Worldwide Enterprise Search Market to Reach $1.2 Billion by 2010
7 February, 2008 By Vanessa Ho
A recent Gartner Inc. report has forecasted that the worldwide enterprise search market will surpass $1.2 billion by 2010 led by the need for organizations to access content within and outside their organization in a faster and more relevant manner.
"There is more and more content we have to search through and how can we make access to that content easier and provide relevancy in terms of the actual content," said Tom Eid, research vice-president at Gartner. "If I do a web search, I can come back with hundreds of thousands of hits and I have to weed through all of that content to find out the key data sources that I need."
He added that the different repositories and sources of information is expanding at a fairly fast rate that now include different media types that goes beyond word documents but include rich media like audio. "[Enterprise search software] cuts through the noise and provides core data that you need in a richer and quicker way."
Eid said that barriers to the adoption of enterprise search software has been defining an ROI on the technology as most companies might just ask their employee's to do their search on a free search engine like Google or use their desktop search tool instead of spending the money on deploying and managing their own search technology.

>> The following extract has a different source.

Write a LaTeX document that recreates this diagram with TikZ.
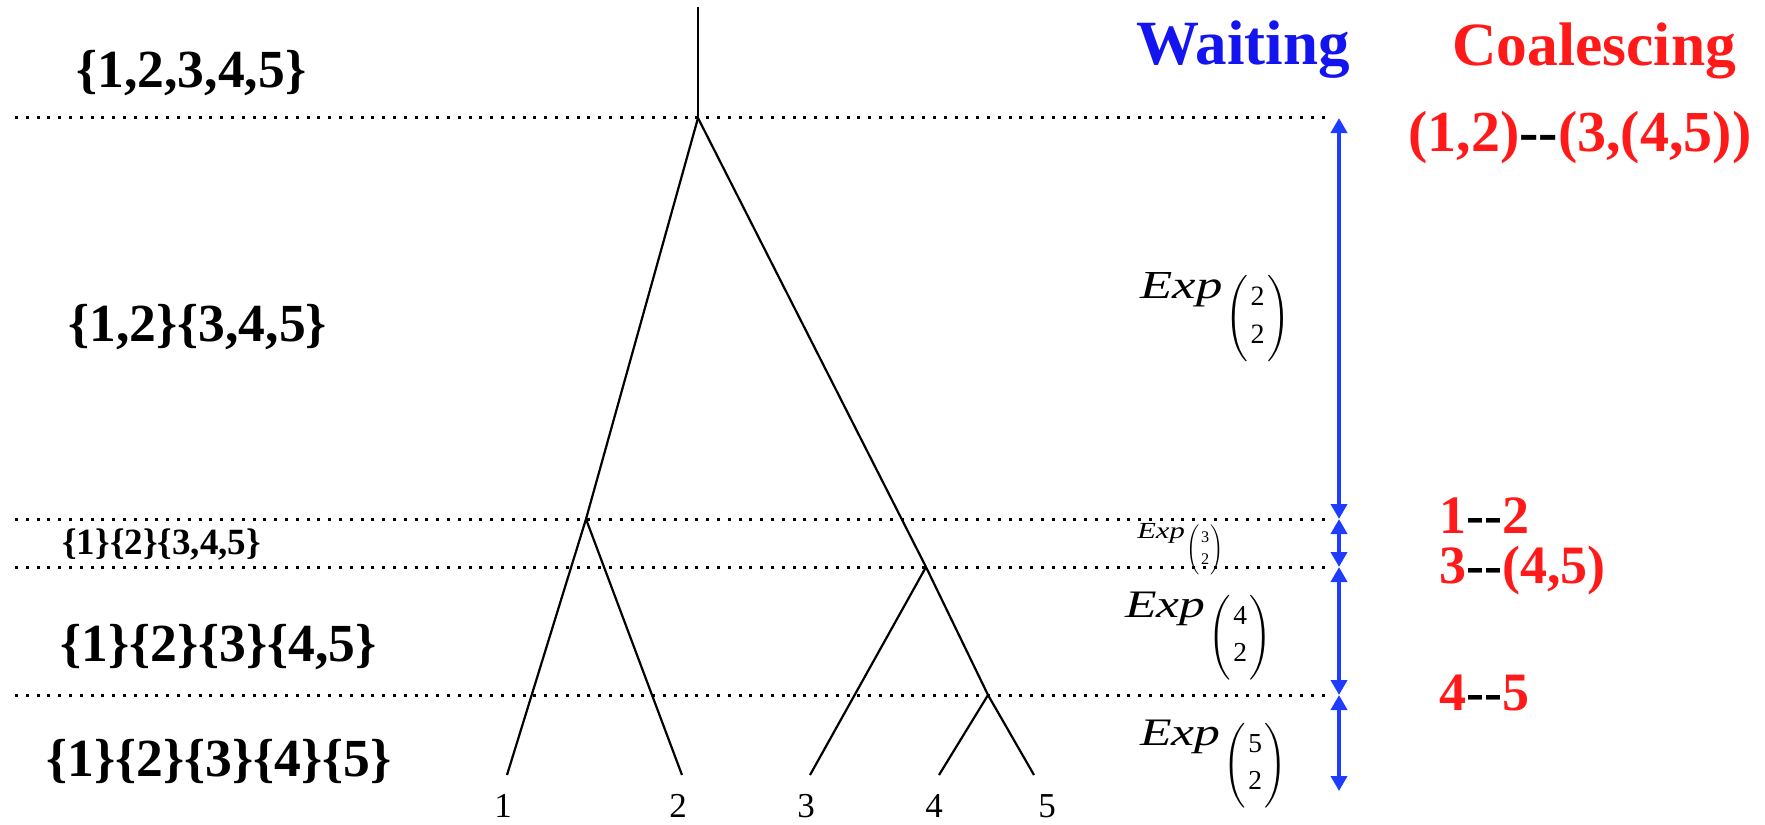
\documentclass[tikz,border=0pt]{standalone}
\usepackage{fontspec}
\usepackage{amsmath}
\usepackage{graphicx}
\setmainfont{Liberation Serif}
\usetikzlibrary{arrows.meta}
\definecolor{wblue}{RGB}{20,20,240}
\definecolor{ablue}{RGB}{30,60,255}
\definecolor{cred}{RGB}{255,25,25}
\newcommand{\dd}{-\kern0pt-}
\newcommand{\bnm}[1]{{\fontsize{14}{14}\selectfont\delimitershortfall=-3pt\delimiterfactor=1000$\left(\vcenter{\hbox{\begin{tabular}{@{\hspace{1.2pt}}c@{\hspace{1.2pt}}}#1\\[5pt]2\end{tabular}}}\right)$}}
\newcommand{\expbody}[1]{\resizebox{41pt}{13pt}{\itshape Exp}\hspace{1.5pt}\raisebox{-14pt}{\bnm{#1}}}
\begin{document}
\begin{tikzpicture}[x=0.5pt,y=-0.5pt,
  branch/.style={line width=1.1pt},
  level/.style={line width=1.5pt, dash pattern=on 1.5pt off 3.9pt},
  wait/.style={ablue, line width=2pt, {Triangle[length=7.5pt,width=8pt]}-{Triangle[length=7.5pt,width=8pt]}},
  biglab/.style={inner sep=0pt, anchor=base west, font=\bfseries\fontsize{26.8}{30}\selectfont},
  smalllab/.style={inner sep=0pt, anchor=base west, font=\bfseries\fontsize{18.5}{22}\selectfont},
  head/.style={inner sep=0pt, anchor=base west, font=\bfseries\fontsize{31.5}{36}\selectfont},
  coal/.style={inner sep=0pt, anchor=base west, font=\bfseries\fontsize{27}{32}\selectfont},
  leaflab/.style={inner sep=0pt, anchor=base, font=\fontsize{17.5}{20}\selectfont},
  explab/.style={inner sep=0pt, anchor=base west, transform shape},
]
\useasboundingbox (0,0) rectangle (1765,824);

% level lines
\foreach \i/\yy in {0/118,1/519,2/567,3/695}{
  \coordinate (h\i a) at (15,\yy);
  \coordinate (h\i b) at (1331,\yy);
  \draw[level] (h\i a) -- (h\i b);
}

% tree
\coordinate (top) at (698,7);
\coordinate (r) at (698,118);
\coordinate (a) at (586,519);
\coordinate (b) at (926,567);
\coordinate (c) at (988,695);
\coordinate (l1) at (507,775);
\coordinate (l2) at (682,775);
\coordinate (l3) at (810,775);
\coordinate (l4) at (939,775);
\coordinate (l5) at (1034,775);
\draw[branch] (top) -- (r);
\draw[branch] (r) -- (a);
\draw[branch] (r) -- (b);
\draw[branch] (a) -- (l1);
\draw[branch] (a) -- (l2);
\draw[branch] (b) -- (l3);
\draw[branch] (b) -- (c);
\draw[branch] (c) -- (l4);
\draw[branch] (c) -- (l5);

\node[leaflab] (n1) at (503,817) {1};
\node[leaflab] (n2) at (678,817) {2};
\node[leaflab] (n3) at (806,817) {3};
\node[leaflab] (n4) at (934,817) {4};
\node[leaflab] (n5) at (1047,817) {5};

% partition labels
\node[biglab] (p1) at (76,88) {\{1,2,3,4,5\}};
\node[biglab] (p2) at (68,341) {\{1,2\}\{3,4,5\}};
\node[smalllab] (p3) at (62,554) {\{1\}\{2\}\{3,4,5\}};
\node[biglab] (p4) at (60,661) {\{1\}\{2\}\{3\}\{4,5\}};
\node[biglab] (p5) at (46,776) {\{1\}\{2\}\{3\}\{4\}\{5\}};

% waiting arrows
\coordinate (w0) at (1339,118);
\coordinate (w1) at (1339,519);
\coordinate (w2) at (1339,567);
\coordinate (w3) at (1339,695);
\coordinate (w4) at (1339,791);
\draw[wait] (w0) -- (w1);
\draw[wait] (w1) -- (w2);
\draw[wait] (w2) -- (w3);
\draw[wait] (w3) -- (w4);

% exp labels
\node[explab] (ea) at (1140,298) {\expbody{2}};
\node[explab, scale=0.58] (eb) at (1137,538) {\expbody{3}};
\node[explab, scale=0.98] (ec) at (1125,617) {\expbody{4}};
\node[explab, scale=0.98] (ed) at (1140,745) {\expbody{5}};

% headers
\node[head, text=wblue] (wt) at (1136,65) {Waiting};
\node[head, text=cred, font=\bfseries\fontsize{30.75}{36}\selectfont] (ct) at (1452,66) {Coalescing};

% coalescing events
\node[coal, font=\bfseries\fontsize{29}{34}\selectfont] (c0) at (1408,151) {\textcolor{cred}{(1,2)}\dd\textcolor{cred}{(3,(4,5))}};
\node[coal] (c1) at (1439,533) {\textcolor{cred}{1}\dd\textcolor{cred}{2}};
\node[coal] (c2) at (1439,583) {\textcolor{cred}{3}\dd\textcolor{cred}{(4,5)}};
\node[coal] (c3) at (1439,710) {\textcolor{cred}{4}\dd\textcolor{cred}{5}};
\end{tikzpicture}
\end{document}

"But what is the value of somebody's time and frustration level to find the right information in a more effective way," he added. Eid noted that the enterprise search market is an area where some of the larger vendors don't play in yet and is mostly comprised of smaller vendors that have to compete against free search engines for market share. He listed Autonomy, Fast Search and Transfer, Google and IBM as some of the leading vendors in the enterprise search market space.
"[Enterprise search software] is a market aligned to smaller vendors that do a very good job but don't have the marquee names like other software markets."
He also noted a revitalization of the market is occurring because the next generation of the technology is offering better analytics to improve the search experience, which is driving better usage. As well, Eid said that merger and acquisition activity from current enterprise search vendors and larger vendors, such as IBM, Microsoft, Oracle and SAP, is expected to continue in order for them to gain entry into this space. "[It's going to be] a billion dollar [business], which is a nice size to participate in as a vendor," said Eid.
The report, entitled "Dataquest Insight: Technology and Vendor Consolidation Will Drive the Enterprise Search Market Through 2012," also noted that worldwide enterprise search software revenue will total $989.7 million in 2008, up 15 per cent from $860.6 million in 2007.